Back in London, he joined a group headed by Commander Frank Slocum, with whom he helped set up and run naval operations to mainland Europe, to land and pick up agents, resistance fighters, and British and American airmen who had been shot down.

These operations ranged from Northern Norway to the Mediterranean coast of France and entailed the use of submarines, motor gunboats and fishing vessels, the latter particularly to Norway and France.

Steven skippered a number of these operations, the most important of which was the rescue of a man called Rémy, the head of the largest resistance movement in France, plus his wife and children, for which he was awarded the Croix de Guerre.

Robert continued: “In 1942, Steven married Angela (Sykes-Wright), our mother, who was Frank Slocum’s secretary. When the War ended, Steven was offered a job with the Intelligence Department of the Foreign Office, which – with a young family in tow – looked like a better bet than some lower-paid position in industry. After postings to Germany, Holland, Hong Kong and Argentina, he took early retirement in 1969. It wasn’t until I joined them in Buenos Aires on my gap year in 1963 that I discovered (from my mother) that he had all this time been working with MI6.

“Not long ago, I asked him if he could write something of his experiences in that role, but he was of the old school and never uttered a word. Maybe one day this information will become available. It only dawned on me years later, after reading one or two other obituaries, that many, if not most, of their friends who I had known as a boy were in the same business.”

For the next 13 years, Steven was Director General of Canning House, a position usually taken by retiring ambassadors in those days, and a place where his diplomatic skills were well applied.

“I was fortunate enough towards the end of his time there to be able to attend lectures and other functions on behalf of my employer, Blue Circle, which was very special. Angela died in early 1978, while we were based in Saudi Arabia.”

Steven subsequently married Dolores Vyner-Brooks, his second wife, and he retired from Canning House in 1982.

“But he didn’t stop there. He took on part-time consultancy work on South America, mainly with the Inchcape Group, and only gave that up in 1989, by which time he was 71. He and Dolores visited us in Santiago in the mid-80s, when he was on an assignment to inspect the methanol plant under construction in Punta Arenas.
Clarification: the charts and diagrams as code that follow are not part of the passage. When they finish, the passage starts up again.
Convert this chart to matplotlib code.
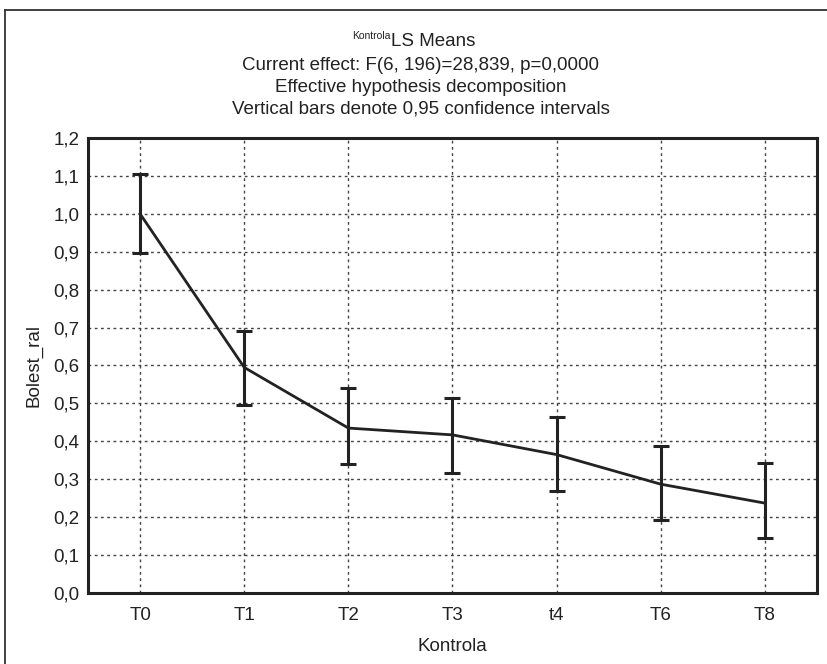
import matplotlib
matplotlib.use("Agg")
import matplotlib.pyplot as plt
from matplotlib.ticker import FuncFormatter, MultipleLocator
from matplotlib.lines import Line2D

plt.rcParams['font.family'] = ['Liberation Sans', 'DejaVu Sans']

categories = ['T0', 'T1', 'T2', 'T3', 't4', 'T6', 'T8']
means = [1.0, 0.595, 0.435, 0.417, 0.365, 0.287, 0.237]
ci_low = [0.898, 0.497, 0.340, 0.316, 0.268, 0.192, 0.145]
ci_high = [1.105, 0.690, 0.540, 0.515, 0.465, 0.388, 0.342]

fig = plt.figure(figsize=(8.28, 6.64), dpi=100)
ax = fig.add_axes([88 / 828, 1 - 593 / 664, (817 - 88) / 828, (593 - 138) / 664])

x = list(range(len(categories)))
yerr = [[m - lo for m, lo in zip(means, ci_low)],
        [hi - m for m, hi in zip(means, ci_high)]]
ax.errorbar(x, means, yerr=yerr, color='#222222', lw=2, elinewidth=2.2,
            capsize=5.5, capthick=2.2, zorder=3)

ax.set_xlim(-0.5, len(categories) - 0.5)
ax.set_ylim(0, 1.2)
ax.set_xticks(x)
ax.set_xticklabels(categories)
ax.yaxis.set_major_locator(MultipleLocator(0.1))
ax.yaxis.set_major_formatter(FuncFormatter(lambda v, p: f'{v:.1f}'.replace('.', ',')))
ax.tick_params(length=0, labelsize=13.5, colors='#222222')
ax.tick_params(axis='y', pad=6)
ax.tick_params(axis='x', pad=10)
ax.grid(True, linestyle=(0, (2, 2.5)), color='#444444', lw=1)
for s in ax.spines.values():
    s.set_linewidth(2.2)
    s.set_color('#222222')

ax.set_xlabel('Kontrola', fontsize=13.5, color='#222222', labelpad=10)
ax.set_ylabel('Bolest_ral', fontsize=13.5, color='#222222', labelpad=8)

# titulky
cx = 421 / 828
fig.text(391 / 828, 1 - 42 / 664, 'LS Means', ha='left', va='center', fontsize=13.5, color='#222222')
fig.text(391 / 828, 1 - 36 / 664, 'Kontrola', ha='right', va='center', fontsize=7.5, color='#222222')
fig.text(cx, 1 - 65 / 664, 'Current effect: F(6, 196)=28,839, p=0,0000', ha='center', va='center',
         fontsize=13.5, color='#222222')
fig.text(cx, 1 - 87 / 664, 'Effective hypothesis decomposition', ha='center', va='center',
         fontsize=13.5, color='#222222')
fig.text(cx, 1 - 109 / 664, 'Vertical bars denote 0,95 confidence intervals', ha='center', va='center',
         fontsize=13.5, color='#222222')

# okvir
fig.add_artist(Line2D([5 / 828, 5 / 828], [0, 1 - 10 / 664], color='#333333', lw=1.3))
fig.add_artist(Line2D([5 / 828, 1], [1 - 10 / 664, 1 - 10 / 664], color='#333333', lw=1.3))

fig.savefig('out.png', dpi=100)
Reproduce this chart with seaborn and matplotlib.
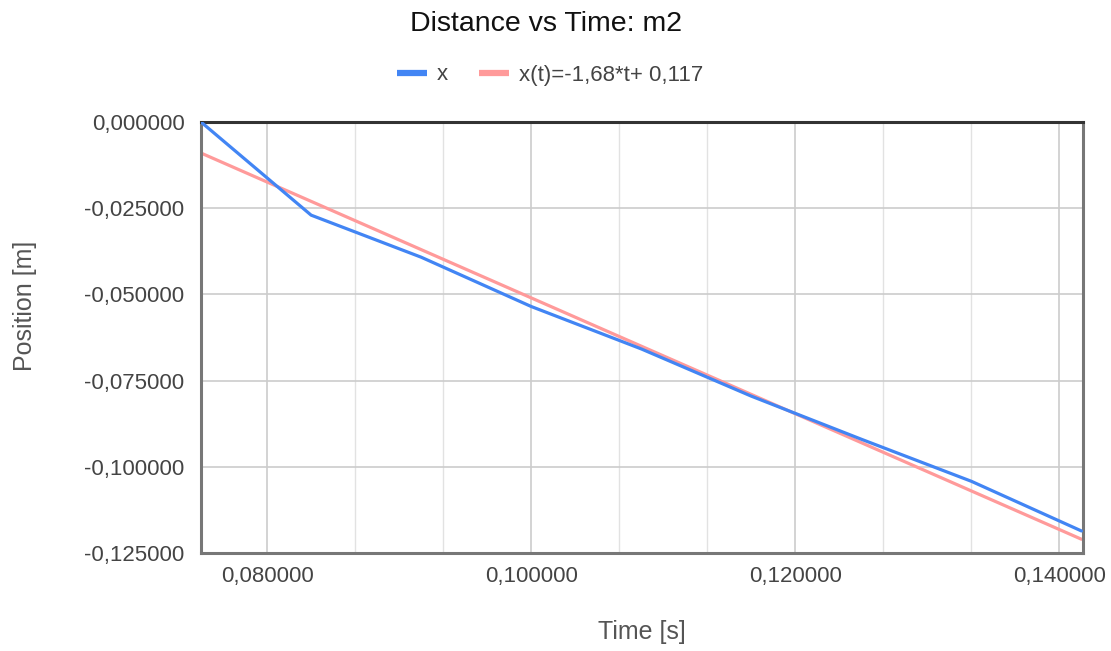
import numpy as np
import pandas as pd
import seaborn as sns
import matplotlib
matplotlib.use("Agg")
import matplotlib.pyplot as plt
from matplotlib.ticker import FuncFormatter, MultipleLocator

# measured data (Time [s], Position [m])
time_s = [0.075, 0.083333, 0.091667, 0.1, 0.108333, 0.116667, 0.125, 0.133333, 0.141667]
pos_m = [0.0, -0.0270, -0.0392, -0.0535, -0.0658, -0.0795, -0.0920, -0.1042, -0.1186]

# trendline x(t) = -1,68*t + 0,117
slope = -1.68
intercept = 0.117
fit_label = "x(t)=-1,68*t+ 0,117"

df = pd.DataFrame({"t": time_s, "x": pos_m})
df["fit"] = slope * df["t"] + intercept

sns.set_style("white")
plt.rcParams["font.family"] = ["Liberation Sans", "DejaVu Sans"]

fig = plt.figure(figsize=(11.11, 6.51), dpi=100)
ax = fig.add_axes([0.181, 0.1505, 0.794, 0.662])

sns.lineplot(data=df, x="t", y="x", ax=ax, color="#4285f4", linewidth=2.3, label="x", zorder=3)
sns.lineplot(data=df, x="t", y="fit", ax=ax, color="#ff9a9a", linewidth=2.3, label=fit_label, zorder=2)

ax.set_xlim(0.075, 0.1418)
ax.set_ylim(-0.125, 0.0)
ax.xaxis.set_major_locator(MultipleLocator(0.02))
ax.xaxis.set_minor_locator(MultipleLocator(0.02 / 3))
ax.yaxis.set_major_locator(MultipleLocator(0.025))

fmt = FuncFormatter(lambda v, p: f"{v:.6f}".replace(".", ",").replace("-0,000000", "0,000000"))
ax.xaxis.set_major_formatter(fmt)
ax.yaxis.set_major_formatter(fmt)

ax.grid(True, which="major", color="#cccccc", linewidth=1.2)
ax.grid(True, which="minor", axis="x", color="#e2e2e2", linewidth=1.0)
ax.tick_params(axis="both", which="both", length=0, labelsize=16, colors="#444444")
ax.tick_params(axis="y", pad=12)
ax.tick_params(axis="x", pad=9)

for side in ["left", "right", "bottom"]:
    ax.spines[side].set_color("#777777")
    ax.spines[side].set_linewidth(2.2)
ax.spines["top"].set_color("#333333")
ax.spines["top"].set_linewidth(2.2)

ax.set_xlabel("Time [s]", fontsize=18, color="#555555", va="center")
ax.set_ylabel("Position [m]", fontsize=18, color="#555555", va="center")
ax.xaxis.set_label_coords(0.5, -0.183)
ax.yaxis.set_label_coords(-0.1995, 0.573)
fig.text(546 / 1111, 1 - 24 / 651, "Distance vs Time: m2", fontsize=20.5, color="#111111",
         ha="center", va="center")

handles, labels = ax.get_legend_handles_labels()
ax.get_legend().remove()
leg = fig.legend(handles, labels, loc="center", bbox_to_anchor=(550 / 1111, 1 - 75 / 651), ncol=2,
                 frameon=False, fontsize=16, handlelength=1.36, columnspacing=1.4, handletextpad=0.45)
for line in leg.get_lines():
    line.set_linewidth(4.5)
    line.set_solid_capstyle("butt")
for t in leg.get_texts():
    t.set_color("#444444")

fig.savefig("out.png", dpi=100)
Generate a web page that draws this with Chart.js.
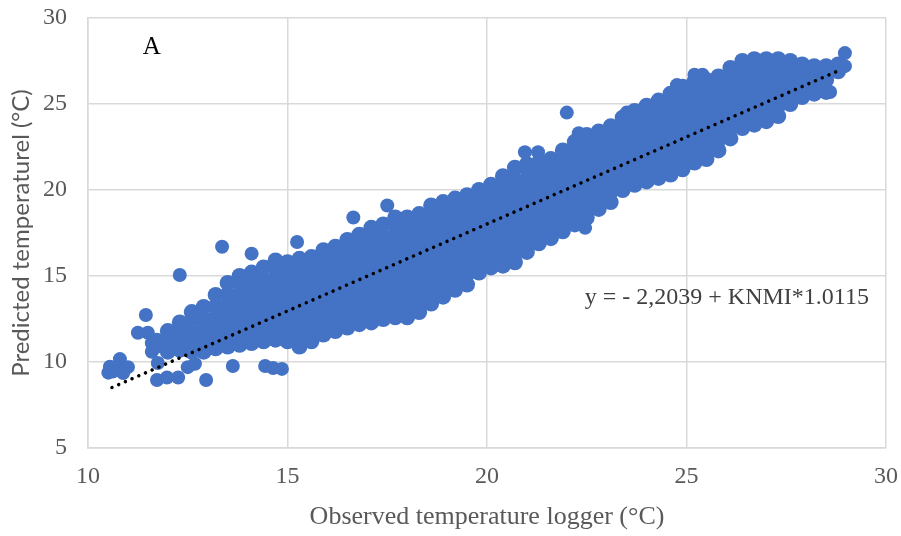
<!DOCTYPE html>
<html>
<head>
<meta charset="utf-8">
<script src="https://cdn.jsdelivr.net/npm/chart.js@4.4.1/dist/chart.umd.min.js"></script>
<style>
  body { margin: 0; background: #fff; }
</style>
</head>
<body>
<canvas id="tempChart" width="901" height="536"></canvas>
<script>
// observed logger temperature (columns) and predicted temperatures in each column
const bandX = [12.0, 12.3, 12.6, 12.9, 13.2, 13.5, 13.8, 14.1, 14.4, 14.7,
    15.0, 15.3, 15.6, 15.9, 16.2, 16.5, 16.8, 17.1, 17.4, 17.7,
    18.0, 18.3, 18.6, 18.9, 19.2, 19.5, 19.8, 20.1, 20.4, 20.7,
    21.0, 21.3, 21.6, 21.9, 22.2, 22.5, 22.8, 23.1, 23.4, 23.7,
    24.0, 24.3, 24.6, 24.9, 25.2, 25.5, 25.8, 26.1, 26.4, 26.7,
    27.0, 27.3, 27.6, 27.9, 28.2, 28.5, 28.8];
const bandY = [
    [10.6, 11.2, 11.8],
    [10.7, 11.3, 11.9, 12.3],
    [10.6, 11.2, 11.8, 12.4, 12.9],
    [10.6, 11.2, 11.8, 12.5, 13.2],
    [10.8, 11.4, 12.0, 12.6, 13.2, 13.9],
    [10.9, 11.5, 12.1, 12.7, 13.3, 13.9, 14.6],
    [11.0, 11.6, 12.2, 12.8, 13.4, 14.0, 14.6, 15.0],
    [11.1, 11.7, 12.3, 12.9, 13.5, 14.1, 14.7, 15.2],
    [11.2, 11.8, 12.4, 13.0, 13.6, 14.2, 14.8, 15.5],
    [11.3, 11.9, 12.5, 13.1, 13.7, 14.3, 14.9, 15.5, 15.9],
    [11.2, 11.8, 12.4, 13.0, 13.6, 14.2, 14.8, 15.4, 15.8],
    [10.9, 11.5, 12.1, 12.7, 13.3, 13.9, 14.5, 15.1, 15.7, 16.0],
    [11.2, 11.8, 12.4, 13.0, 13.6, 14.2, 14.8, 15.4, 16.1],
    [11.6, 12.2, 12.8, 13.4, 14.0, 14.6, 15.2, 15.8, 16.5],
    [11.8, 12.4, 13.0, 13.6, 14.2, 14.8, 15.4, 16.0, 16.7],
    [12.0, 12.6, 13.2, 13.8, 14.4, 15.0, 15.6, 16.2, 16.7, 17.1],
    [12.2, 12.8, 13.4, 14.0, 14.6, 15.2, 15.8, 16.4, 17.0, 17.4],
    [12.3, 12.9, 13.5, 14.1, 14.7, 15.3, 15.9, 16.5, 17.1, 17.8],
    [12.5, 13.1, 13.7, 14.3, 14.9, 15.5, 16.1, 16.7, 17.3, 18.0],
    [12.6, 13.2, 13.8, 14.4, 15.0, 15.6, 16.2, 16.8, 17.4, 18.0, 18.4],
    [12.6, 13.2, 13.8, 14.4, 15.0, 15.6, 16.2, 16.8, 17.4, 18.0, 18.4],
    [12.9, 13.5, 14.1, 14.7, 15.3, 15.9, 16.5, 17.1, 17.7, 18.3, 18.6],
    [13.4, 14.0, 14.6, 15.2, 15.8, 16.4, 17.0, 17.6, 18.2, 18.7, 19.1],
    [13.8, 14.4, 15.0, 15.6, 16.2, 16.8, 17.4, 18.0, 18.6, 19.3],
    [14.2, 14.8, 15.4, 16.0, 16.6, 17.2, 17.8, 18.4, 19.0, 19.5],
    [14.5, 15.1, 15.7, 16.3, 16.9, 17.5, 18.1, 18.7, 19.3, 19.7],
    [15.2, 15.8, 16.4, 17.0, 17.6, 18.2, 18.8, 19.4, 20.0],
    [15.5, 16.1, 16.7, 17.3, 17.9, 18.5, 19.1, 19.7, 20.3],
    [15.6, 16.2, 16.8, 17.4, 18.0, 18.6, 19.2, 19.8, 20.4, 20.8],
    [15.8, 16.4, 17.0, 17.6, 18.2, 18.8, 19.4, 20.0, 20.6, 21.3],
    [16.4, 17.0, 17.6, 18.2, 18.8, 19.4, 20.0, 20.6, 21.2, 21.5],
    [16.9, 17.5, 18.1, 18.7, 19.3, 19.9, 20.5, 21.1, 21.6],
    [17.2, 17.8, 18.4, 19.0, 19.6, 20.2, 20.8, 21.4, 21.8],
    [17.6, 18.2, 18.8, 19.4, 20.0, 20.6, 21.2, 21.8, 22.3],
    [18.0, 18.6, 19.2, 19.8, 20.4, 21.0, 21.6, 22.2, 22.8],
    [18.4, 19.0, 19.6, 20.2, 20.8, 21.4, 22.0, 22.6, 23.2],
    [18.9, 19.5, 20.1, 20.7, 21.3, 21.9, 22.5, 23.1, 23.4],
    [19.3, 19.9, 20.5, 21.1, 21.7, 22.3, 22.9, 23.5, 23.7],
    [20.0, 20.6, 21.2, 21.8, 22.4, 23.0, 23.6, 24.2],
    [20.3, 20.9, 21.5, 22.1, 22.7, 23.3, 23.9, 24.6],
    [20.5, 21.1, 21.7, 22.3, 22.9, 23.5, 24.1, 24.7, 24.9],
    [20.7, 21.3, 21.9, 22.5, 23.1, 23.7, 24.3, 24.9, 25.2],
    [20.9, 21.5, 22.1, 22.7, 23.3, 23.9, 24.5, 25.1, 25.6],
    [21.2, 21.8, 22.4, 23.0, 23.6, 24.2, 24.8, 25.4, 26.0],
    [21.6, 22.2, 22.8, 23.4, 24.0, 24.6, 25.2, 25.8, 26.3],
    [21.8, 22.4, 23.0, 23.6, 24.2, 24.8, 25.4, 26.0, 26.4],
    [22.3, 22.9, 23.5, 24.1, 24.7, 25.3, 25.9, 26.6],
    [23.0, 23.6, 24.2, 24.8, 25.4, 26.0, 26.6, 27.1],
    [23.6, 24.2, 24.8, 25.4, 26.0, 26.6, 27.1, 27.5],
    [23.8, 24.4, 25.0, 25.6, 26.2, 26.8, 27.3, 27.6],
    [24.0, 24.6, 25.2, 25.8, 26.4, 27.0, 27.6],
    [24.3, 24.9, 25.5, 26.1, 26.7, 27.2, 27.6],
    [25.0, 25.6, 26.2, 26.8, 27.5],
    [25.4, 26.0, 26.6, 27.3],
    [25.6, 26.2, 26.8, 27.2],
    [25.7, 26.4, 26.9, 27.2],
    [26.9, 27.3]
];

// scattered points away from the main cloud
const outX = [10.55, 10.51, 10.8, 10.75, 11.0, 10.88, 10.62, 11.45, 11.25, 11.5,
    11.6, 11.73, 11.6, 11.75, 11.75, 11.73, 11.98, 12.26, 12.3, 12.5,
    12.68, 12.96, 13.36, 13.63, 14.1, 14.44, 14.64, 14.86, 15.24, 16.65,
    17.5, 20.95, 21.28, 22.0, 22.3, 22.46, 23.5, 24.76, 25.2, 25.4,
    28.97, 28.97, 28.6];
const outY = [9.73, 9.38, 10.17, 9.77, 9.7, 9.36, 9.45, 12.73, 11.7, 11.7,
    11.1, 11.3, 10.6, 10.9, 9.94, 8.95, 9.1, 9.1, 15.06, 9.7,
    9.9, 8.95, 16.7, 9.77, 16.3, 9.77, 9.65, 9.6, 16.98, 18.4,
    19.1, 22.2, 22.2, 24.5, 23.3, 17.8, 24.5, 26.1, 26.7, 26.7,
    27.96, 27.2, 25.7];

// trendline as printed in the chart
const trendIntercept = -2.2039;
const trendSlope = 1.0115;
const trendX = [10.6, 28.9];

const xTicks = [10, 15, 20, 25, 30];
const yTicks = [5, 10, 15, 20, 25, 30];

const bandPoints = [];
bandX.forEach(function(x, i) {
    bandY[i].forEach(function(y) {
        bandPoints.push({ x: x, y: y });
    });
});
const outPoints = outX.map(function(x, i) {
    return { x: x, y: outY[i] };
});

const trendPoints = trendX.map(function(x) {
    return { x: x, y: trendIntercept + trendSlope * x };
});

const labelPlugin = {
    id: 'labels',
    afterDatasetsDraw: function(chart) {
        const ctx = chart.ctx;
        const xs = chart.scales.x;
        const ys = chart.scales.y;
        ctx.save();
        ctx.textBaseline = 'middle';
        ctx.textAlign = 'center';
        ctx.fillStyle = '#000';
        ctx.font = '25px "Liberation Serif"';
        ctx.fillText('A', xs.getPixelForValue(11.6), ys.getPixelForValue(28.3));
        ctx.textAlign = 'left';
        ctx.fillStyle = '#404040';
        ctx.font = '24px "Liberation Serif"';
        ctx.fillText('y = - 2,2039 + KNMI*1.0115', xs.getPixelForValue(22.45), ys.getPixelForValue(13.72));
        ctx.restore();
    }
};

const gridColor = '#d9d9d9';
const blue = '#4472C4';

new Chart(document.getElementById('tempChart'), {
    type: 'scatter',
    data: {
        datasets: [
            {
                label: 'trend',
                data: trendPoints,
                showLine: true,
                borderColor: '#000',
                borderWidth: 3.5,
                borderDash: [0.01, 7.3],
                borderCapStyle: 'round',
                pointRadius: 0
            },
            {
                label: 'band',
                data: bandPoints,
                backgroundColor: blue,
                borderWidth: 0,
                pointRadius: 8,
                pointHoverRadius: 8
            },
            {
                label: 'scatter',
                data: outPoints,
                backgroundColor: blue,
                borderWidth: 0,
                pointRadius: 7,
                pointHoverRadius: 7
            }
        ]
    },
    options: {
        responsive: false,
        animation: false,
        layout: { padding: { left: 0, right: 15, top: 18, bottom: 0 } },
        plugins: {
            legend: { display: false },
            tooltip: { enabled: false }
        },
        scales: {
            x: {
                type: 'linear',
                min: 10,
                max: 30,
                afterBuildTicks: function(scale) {
                    scale.ticks = xTicks.map(function(v) { return { value: v }; });
                },
                afterFit: function(scale) {
                    scale.height = 88;
                    scale.paddingLeft = 0;
                    scale.paddingRight = 0;
                },
                grid: { color: gridColor, lineWidth: 1.5, drawTicks: false },
                border: { color: gridColor, width: 1.5 },
                ticks: {
                    padding: 14,
                    color: '#595959',
                    font: { family: '"Liberation Serif"', size: 24 }
                },
                title: {
                    display: true,
                    text: 'Observed temperature logger (°C)',
                    color: '#595959',
                    font: { family: '"Liberation Serif"', size: 26, weight: 'normal' },
                    padding: { top: 0, bottom: 3 }
                }
            },
            y: {
                type: 'linear',
                min: 5,
                max: 30,
                afterBuildTicks: function(scale) {
                    scale.ticks = yTicks.map(function(v) { return { value: v }; });
                },
                afterFit: function(scale) {
                    scale.width = 88;
                    scale.paddingTop = 0;
                    scale.paddingBottom = 0;
                },
                grid: { color: gridColor, lineWidth: 1.5, drawTicks: false },
                border: { color: gridColor, width: 1.5 },
                ticks: {
                    padding: 21,
                    color: '#595959',
                    font: { family: '"Liberation Serif"', size: 24 }
                },
                title: {
                    display: true,
                    text: 'Predicted temperaturel (°C)',
                    color: '#595959',
                    font: { family: 'Lato', size: 24, weight: 'normal' },
                    padding: { top: 7, bottom: 0 }
                }
            }
        }
    },
    plugins: [labelPlugin]
});
</script>
</body>
</html>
“He was a wonderful writer, as anyone who has read his war memoir will attest,

and he very nearly became a writer of spy novels, which he also loved reading. He started to write his first novel on the boat going to Argentina, to be called ‘Death of a Taipan’, based on his time in Hong Kong. The next was going to be called ‘Death of a Gaucho’. His style was definitely of the new genre, the anti-hero, and he would have been about 2 years ahead of John Le Carré at the time, but sadly he only got as far as chapter five …”

Steven was a ‘passable’ golfer, and was a member at Royal Wimbledon for many years. He was also an accomplished fisherman.

Robert concluded by paying special thanks to Dolores, who survives him with a son and a daughter of his first marriage.